Dolores Umbridge Revealed - Scarier Than He-Who-Must-Not-Be-Named?


"Her desire to control, to punish and to inflict pain, all in the name of law and order, are, I think, every bit as reprehensible as Lord Voldemort's unvarnished espousal of evil."


J,K, Rowling has recently released new writing detailing an in-depth look at the Ministry of Magic official, Defense of the Dark Arts professor, former headmistress of Hogwarts and lover of all things pink and frilly, Dolores Umbridge

In the form of a 1700-word essay (which can be found here or on Pottermore.com), Rowling provides a glimpse of her inspiration and personal views behind the character we were first introduced to in Harry Potter and the Order of the Phoenix. Although, many of us have all come to loathe Umbridge's love of cat plates hanging on her office walls, it was her tyrannical views and overall nastiness that she brought to everyone around her that kept all readers on edge about her true intentions (and allegiances, on that matter).

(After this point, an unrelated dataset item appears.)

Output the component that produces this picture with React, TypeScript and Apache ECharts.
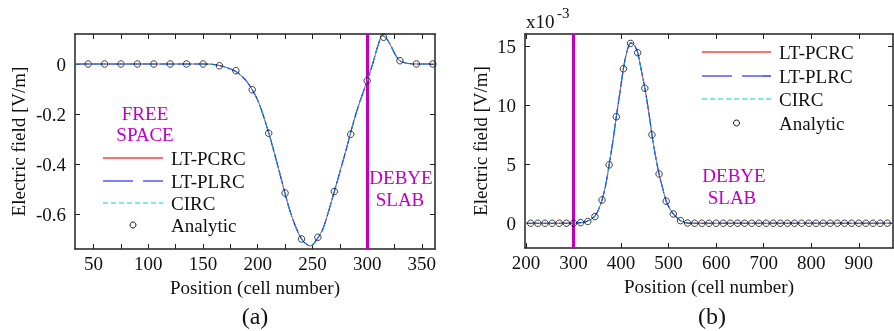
import React, { useEffect, useRef } from "react";
import * as echarts from "echarts";

// ---------- data ----------
// Panel (a)
const leftCurveX = [33, 150, 160, 170, 180, 190, 200, 210, 220, 230, 240, 248, 255, 260, 270, 280, 290, 300, 305, 310, 314, 318, 322, 326, 330, 336, 345, 362];
const leftCurveY = [0, 0, -0.002, -0.012, -0.03, -0.07, -0.145, -0.275, -0.435, -0.595, -0.7, -0.728, -0.695, -0.655, -0.51, -0.355, -0.195, -0.067, 0.0, 0.075, 0.114, 0.1, 0.07, 0.035, 0.013, 0.003, 0, 0];
const leftAnalyticX = [45, 60, 75, 90, 105, 120, 135, 150, 165, 180, 195, 210, 225, 240, 255, 270, 285, 300, 315, 330, 345, 360];
const leftAnalyticY = [0, 0, 0, 0, 0, 0, 0, 0, -0.007, -0.027, -0.103, -0.277, -0.516, -0.7, -0.693, -0.51, -0.281, -0.067, 0.107, 0.013, 0, 0];
const leftXTicks = [25, 50, 75, 100, 125, 150, 175, 200, 225, 250, 275, 300, 325, 350];
const leftXLabels = [50, 100, 150, 200, 250, 300, 350];
const leftYTicks = [-0.6, -0.4, -0.2, 0];

// Panel (b)  (values in units of 1e-3 V/m)
const rightCurveX = [198, 300, 315, 325, 335, 345, 352, 360, 368, 375, 383, 390, 398, 405, 412, 420, 428, 435, 442, 450, 458, 465, 472, 480, 488, 495, 503, 510, 518, 525, 533, 545, 972];
const rightCurveY = [0, 0, 0.05, 0.12, 0.3, 0.6, 1.1, 1.97, 3.3, 4.97, 7.0, 9.03, 11.2, 13.1, 14.5, 15.3, 15.1, 14.46, 13.1, 11.45, 9.5, 7.5, 5.8, 4.18, 2.9, 1.87, 1.2, 0.79, 0.45, 0.22, 0.08, 0, 0];
const rightAnalyticX = [210, 225, 240, 255, 270, 285, 300, 315, 330, 345, 360, 375, 390, 405, 420, 435, 450, 465, 480, 495, 510, 525, 540, 555, 570, 585, 600, 615, 630, 645, 660, 675, 690, 705, 720, 735, 750, 765, 780, 795, 810, 825, 840, 855, 870, 885, 900, 915, 930, 945, 960];
const rightAnalyticY = [0, 0, 0, 0, 0, 0, 0, 0.05, 0.15, 0.56, 1.97, 4.95, 9.03, 13.1, 15.25, 14.46, 11.45, 7.5, 4.18, 1.87, 0.79, 0.22, 0.02, 0, 0, 0, 0, 0, 0, 0, 0, 0, 0, 0, 0, 0, 0, 0, 0, 0, 0, 0, 0, 0, 0, 0, 0, 0, 0, 0, 0];
const rightXTicks = [200, 300, 400, 500, 600, 700, 800, 900];
const rightYTicks = [0, 5, 10, 15];

const slabBoundary = 300;
const legendNames = ["LT-PCRC", "LT-PLRC", "CIRC", "Analytic"];

// ---------- styles ----------
const FONT = "Liberation Serif";
const TXT = "#111";
const FRAME = "#222";
const MAG = "#c000c0";
const RED = "#ff3030";
const BLUE = "#1030ff";
const CYAN = "#10c8c8";

const zip = (xs: number[], ys: number[]) => xs.map((x, i) => [x, ys[i]]);

function xAxes(grid: number, min: number, max: number, ticks: number[], labels: number[]) {
  const line = { show: true, onZero: false, lineStyle: { color: FRAME, width: 1.5 } };
  const tick = { show: true, inside: true, length: 5, customValues: ticks, lineStyle: { color: FRAME, width: 1 } };
  return [
    {
      gridIndex: grid, type: "value", position: "bottom", min, max,
      axisLine: line, axisTick: tick, splitLine: { show: false },
      axisLabel: { customValues: labels, fontFamily: FONT, fontSize: 19, color: TXT, margin: 5 },
      name: "Position (cell number)", nameLocation: "middle", nameGap: 27,
      nameTextStyle: { fontFamily: FONT, fontSize: 19, color: TXT },
    },
    {
      gridIndex: grid, type: "value", position: "top", min, max,
      axisLine: line, axisTick: tick, splitLine: { show: false }, axisLabel: { show: false },
    },
  ];
}

function yAxes(grid: number, min: number, max: number, ticks: number[], gap: number, fmt: (v: number) => string) {
  const line = { show: true, onZero: false, lineStyle: { color: FRAME, width: 1.5 } };
  const tick = { show: true, inside: true, length: 5, customValues: ticks, lineStyle: { color: FRAME, width: 1 } };
  return [
    {
      gridIndex: grid, type: "value", position: "left", min, max,
      axisLine: line, axisTick: tick, splitLine: { show: false },
      axisLabel: { customValues: ticks, formatter: fmt, fontFamily: FONT, fontSize: 19, color: TXT, margin: 9 },
      name: "Electric field [V/m]", nameLocation: "middle", nameGap: gap,
      nameTextStyle: { fontFamily: FONT, fontSize: 19, color: TXT },
    },
    {
      gridIndex: grid, type: "value", position: "right", min, max,
      axisLine: line, axisTick: tick, splitLine: { show: false }, axisLabel: { show: false },
    },
  ];
}

function panelSeries(xi: number, yi: number, cx: number[], cy: number[], ax: number[], ay: number[]) {
  const curve = zip(cx, cy);
  return [
    {
      type: "line", name: "slab", xAxisIndex: xi, yAxisIndex: yi, data: [], z: 2, silent: true,
      markLine: {
        silent: true, symbol: ["none", "none"], label: { show: false },
        lineStyle: { color: MAG, width: 3, type: "solid" },
        data: [{ xAxis: slabBoundary }],
      },
    },
    { type: "line", name: legendNames[0], xAxisIndex: xi, yAxisIndex: yi, data: curve, symbol: "none", smooth: 0.3, lineStyle: { color: RED, width: 1 }, z: 3 },
    { type: "line", name: legendNames[1], xAxisIndex: xi, yAxisIndex: yi, data: curve, symbol: "none", smooth: 0.3, lineStyle: { color: BLUE, width: 1.2, type: [14, 3] }, z: 4 },
    { type: "line", name: legendNames[2], xAxisIndex: xi, yAxisIndex: yi, data: curve, symbol: "none", smooth: 0.3, lineStyle: { color: CYAN, width: 1, type: [5, 2], opacity: 0.8 }, z: 5 },
    {
      type: "scatter", name: legendNames[3], xAxisIndex: xi, yAxisIndex: yi, data: zip(ax, ay),
      symbol: "circle", symbolSize: 6.5,
      itemStyle: { color: "rgba(0,0,0,0)", borderColor: TXT, borderWidth: 1 }, z: 6,
    },
  ];
}

const text = (x: number, y: number, t: string, extra: any = {}) => ({
  type: "text", x, y, silent: true,
  style: { text: t, fontFamily: FONT, fontSize: 19, fill: TXT, align: "center", verticalAlign: "middle", ...extra },
});

function legend(rows: number[], x1: number, x2: number, tx: number) {
  const cx = (x1 + x2) / 2;
  const els: any[] = [];
  const styles = [
    { stroke: "#ff4040", lineWidth: 1.5 },
    { stroke: "#0000ff", lineWidth: 1.2, lineDash: [30, 10] },
    { stroke: "#00d0d0", lineWidth: 1.2, lineDash: [5, 3] },
  ];
  for (let i = 0; i < 3; i++) {
    els.push({ type: "line", silent: true, shape: { x1, y1: rows[i], x2, y2: rows[i] }, style: styles[i] });
  }
  els.push({ type: "circle", silent: true, shape: { cx, cy: rows[3], r: 3 }, style: { fill: "none", stroke: TXT, lineWidth: 1 } });
  legendNames.forEach((n, i) => els.push(text(tx, rows[i], n, { align: "left" })));
  return els;
}

export default function App() {
  const ref = useRef<HTMLDivElement>(null);
  useEffect(() => {
    if (!ref.current) return;
    const chart = echarts.init(ref.current, undefined, { renderer: "svg" });
    const option: any = {
      animation: false,
      grid: [
        { left: 75, top: 34, width: 360, height: 215 },
        { left: 525, top: 34, width: 368, height: 214 },
      ],
      xAxis: [
        ...xAxes(0, 33, 362, leftXTicks, leftXLabels),
        ...xAxes(1, 198, 972, rightXTicks, rightXTicks),
      ],
      yAxis: [
        ...yAxes(0, -0.74, 0.12, leftYTicks, 47, (v: number) => (v === 0 ? "0" : v.toFixed(1))),
        ...yAxes(1, -2.1, 16.05, rightYTicks, 35, (v: number) => String(v)),
      ],
      series: [
        ...panelSeries(0, 0, leftCurveX, leftCurveY, leftAnalyticX, leftAnalyticY),
        ...panelSeries(2, 2, rightCurveX, rightCurveY, rightAnalyticX, rightAnalyticY),
      ],
      graphic: [
        text(145, 113, "FREE", { fill: MAG }),
        text(145, 134, "SPACE", { fill: MAG }),
        text(401, 177, "DEBYE", { fill: MAG }),
        text(400, 199, "SLAB", { fill: MAG }),
        text(734, 175, "DEBYE", { fill: MAG }),
        text(732, 197, "SLAB", { fill: MAG }),
        text(255, 316, "(a)", { fontSize: 24 }),
        text(712, 316, "(b)", { fontSize: 24 }),
        text(526, 21, "x10", { align: "left" }),
        text(557, 13, "-3", { align: "left", fontSize: 15 }),
        ...legend([158, 181, 203, 225], 103, 163, 171),
        ...legend([52, 76, 99, 123], 702, 771, 779),
      ],
    };
    chart.setOption(option);
    return () => chart.dispose();
  }, []);
  return <div ref={ref} style={{ position: "fixed", left: 0, top: 0, width: 894, height: 331 }} />;
}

"Umbridge's names were carefully chosen. 'Dolores' means sorrow, something she undoubtedly inflicts on all around her. 'Umbridge' is a play on 'umbrage' from the British expression 'to take umbrage,' meaning offence. Dolores is offended by any challenge to her limited world-view; I felt her surname conveyed the pettiness and rigidity of her character."


Notably remembered for forcibly having Harry Potter use her infamous punishment quill to inflict the painful memory of 'I must not tell lies' on his own hand, Dolores' cruel and controlling behaviors were in fact drawn from a real-life person she had encountered in her early years of schooling. 

Rowling accounts of a lady back in her younger days carrying a similar incongruency between her outwardly delicate appearance to her personality whom she recalls to be "the reverse of sweet, innocent and ingenuous." The same "sickly sweet" aura in the lady who wears "a tiny little plastic bow slide in her short curly hair" was aptly crafted in Dolores Umbridge's character as Rowling's way of portraying the reality of how two-faced human beings can become. 

Such a realization is a horror downright scarier than any late-night tale or movie can provide because Umbridges are real. And they're unknowingly all around us. As nasty and cruel as fictitious characters may seem on the page, true evil warped in the human skin is by far scarier than one can fathom. 

"I have noticed more than once in life that a taste for the ineffably twee can go hand-in-hand with a distinctly uncharitable outlook on the world... A love of all things saccharine often seems present where there is a lack of real warmth of charity."


The scariest people you meet aren't the ones who are known to be cruel on the outside, like the fictitious Lord Voldemort, but the ones who hide their nastiness skin deep in ways you could've never imagined. Be wary and be wise of those who may be outwardly doing sweet things on the outside as this is by no means an indication of who they really are or what may be really brewing on the inside. 

Doesn't all of this revelation about Dolores Umbridge make Voledmort not seem such a bad guy after all?